Si cuando más estresado te sientes, te dan ganas de atacar la nevera y comerte lo primero que pilles, que sepas que no eres el único. Si en este año de pandemia, has tenido momentos en los que para reducir la ansiedad has recurrido a tu alimento favorito, tampoco.
De hecho, satisfacer las necesidades emocionales con comida es una práctica bastante común. Lo que se conoce como alimentación emocional, que implica el uso de la comida como mecanismo de compensación para ayudarnos a sentirnos mejor. Por lo general, no tiene nada que ver con la necesidad fisiológica de alimentarnos, sino más bien con una forma de aliviar o reprimir sentimientos.
Pero… ¿por qué se produce?
Cuando nos enfrentamos a una situación estresante, las glándulas suprarrenales de nuestro organismo liberan una hormona llamada cortisol, la cual, entre otros factores, provoca un aumento del apetito y del deseo de comer alimentos que activan circuitos de compensación rápida en nuestro cerebro, que suelen ser los ricos en azúcares, sal o grasas saturadas.
Por lo tanto, es el propio cerebro el que transmite esa necesidad de ingerir alimentos para que podamos enfrentarnos a una situación potencialmente dañina. Momentáneamente, tras la ingesta, el estrés disminuye y los niveles de cortisol vuelven a la normalidad.
El gran problema es que, de forma constante, vivimos rodeados de factores que nos producen un estrés sostenido en el tiempo y que aumentan los niveles de cortisol en el cuerpo continuamente, de tal forma que nuestro organismo ya no es capaz de equilibrarlos. Y para compensar esta ansiedad permanente, comemos en exceso alimentos de alto valor energético.
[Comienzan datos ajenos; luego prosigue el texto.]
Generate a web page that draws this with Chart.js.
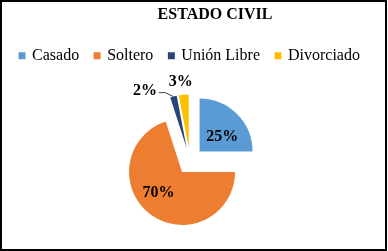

¿Se puede poner fin a este proceso?
Para poner fin a la alimentación emocional primero hay que hacer una labor de conocimiento de la conducta. El primer paso es analizar cuáles son factores estresantes. ¿Cuáles son los desencadenantes emocionales de la alimentación? Cuando tengamos el impulso de acudir a la cocina para comer, es importante preguntarse si estamos yendo porque tenemos hambre o si tiene que ver con una búsqueda de alivio ante una sensación de nerviosismo o una situación que no sabemos cómo afrontar. Si no lo tenemos claro, es aconsejable pensar en lo que hemos hecho antes: ¿qué ha ocurrido que nos ha hecho acudir a la comida?
El segundo paso consiste en no tener en la cocina los alimentos a los que solemos acudir en caso de hambre emocional y que, generalmente, son poco saludables. Especialmente si son muy ricos en azúcar, sal o grasas saturadas. Es mejor reemplazarlos con opciones más nutritivas que pueden ayudar a controlar el hambre.
El tercer paso es identificar los momentos del día en los que solemos acudir a la nevera y procurar desarrollar actividades que nos lleven a la relajación y que nos distraigan de esa necesidad de ingerir alimentos. Algún tipo de ejercicio físico, respiraciones, un baño caliente… cada uno debe buscar una rutina que le ayude a olvidarse de comer.
Y, más a largo plazo, lo ideal es descubrir las causas del estrés en la vida y consultar con un especialista que ayude a combatirlas mediante el tratamiento adecuado.